== DATASET EXTRACT ==

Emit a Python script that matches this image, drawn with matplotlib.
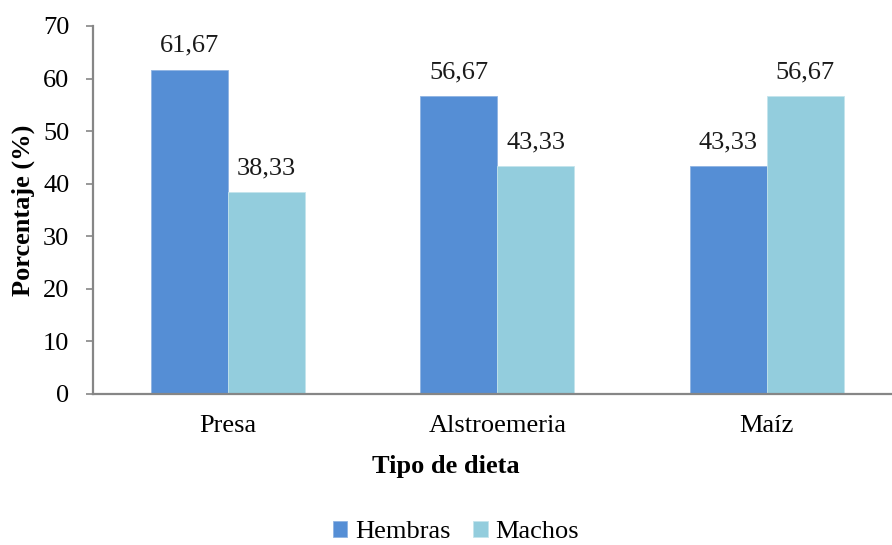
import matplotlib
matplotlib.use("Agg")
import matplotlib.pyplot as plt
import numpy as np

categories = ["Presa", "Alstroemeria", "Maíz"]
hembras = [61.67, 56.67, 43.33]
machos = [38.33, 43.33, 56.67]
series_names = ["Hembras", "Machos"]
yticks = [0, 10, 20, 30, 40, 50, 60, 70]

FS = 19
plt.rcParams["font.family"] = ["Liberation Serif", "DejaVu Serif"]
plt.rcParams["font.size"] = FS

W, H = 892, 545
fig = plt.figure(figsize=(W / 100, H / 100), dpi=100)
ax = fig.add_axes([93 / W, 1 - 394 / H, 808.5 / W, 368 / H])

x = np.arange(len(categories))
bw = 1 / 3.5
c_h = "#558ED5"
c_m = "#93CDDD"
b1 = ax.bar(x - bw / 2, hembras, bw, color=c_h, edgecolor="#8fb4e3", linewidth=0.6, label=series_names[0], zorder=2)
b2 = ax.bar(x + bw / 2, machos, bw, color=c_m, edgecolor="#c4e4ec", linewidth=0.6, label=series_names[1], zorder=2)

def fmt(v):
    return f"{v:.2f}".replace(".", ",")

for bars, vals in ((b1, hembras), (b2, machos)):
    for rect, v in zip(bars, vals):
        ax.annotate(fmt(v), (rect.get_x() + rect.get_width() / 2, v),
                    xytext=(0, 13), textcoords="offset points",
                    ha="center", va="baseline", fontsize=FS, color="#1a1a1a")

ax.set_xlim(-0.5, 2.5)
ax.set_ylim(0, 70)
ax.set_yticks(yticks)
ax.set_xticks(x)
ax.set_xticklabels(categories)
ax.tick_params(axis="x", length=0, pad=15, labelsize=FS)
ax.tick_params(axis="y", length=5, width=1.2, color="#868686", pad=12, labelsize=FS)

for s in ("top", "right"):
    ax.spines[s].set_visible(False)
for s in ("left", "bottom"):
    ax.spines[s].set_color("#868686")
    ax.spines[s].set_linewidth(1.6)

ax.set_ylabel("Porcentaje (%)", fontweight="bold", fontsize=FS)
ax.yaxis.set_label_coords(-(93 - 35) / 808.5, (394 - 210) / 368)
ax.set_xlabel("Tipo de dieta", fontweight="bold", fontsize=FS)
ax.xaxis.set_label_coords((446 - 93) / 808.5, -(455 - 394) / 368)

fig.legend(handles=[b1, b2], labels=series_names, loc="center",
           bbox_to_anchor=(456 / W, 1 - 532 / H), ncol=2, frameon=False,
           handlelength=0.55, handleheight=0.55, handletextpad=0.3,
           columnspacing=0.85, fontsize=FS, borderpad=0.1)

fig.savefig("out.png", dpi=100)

===

▶ **INSTRUCTIONS TO FOLLOW**: Give again, word for word, every line from the top of the data through the line with "ax = fig.add_axes([93", both ends included, and exclude the pictures.

▶ **EXERCISE SOLUTION**:
Emit a Python script that matches this image, drawn with matplotlib.
import matplotlib
matplotlib.use("Agg")
import matplotlib.pyplot as plt
import numpy as np

categories = ["Presa", "Alstroemeria", "Maíz"]
hembras = [61.67, 56.67, 43.33]
machos = [38.33, 43.33, 56.67]
series_names = ["Hembras", "Machos"]
yticks = [0, 10, 20, 30, 40, 50, 60, 70]

FS = 19
plt.rcParams["font.family"] = ["Liberation Serif", "DejaVu Serif"]
plt.rcParams["font.size"] = FS

W, H = 892, 545
fig = plt.figure(figsize=(W / 100, H / 100), dpi=100)
ax = fig.add_axes([93 / W, 1 - 394 / H, 808.5 / W, 368 / H])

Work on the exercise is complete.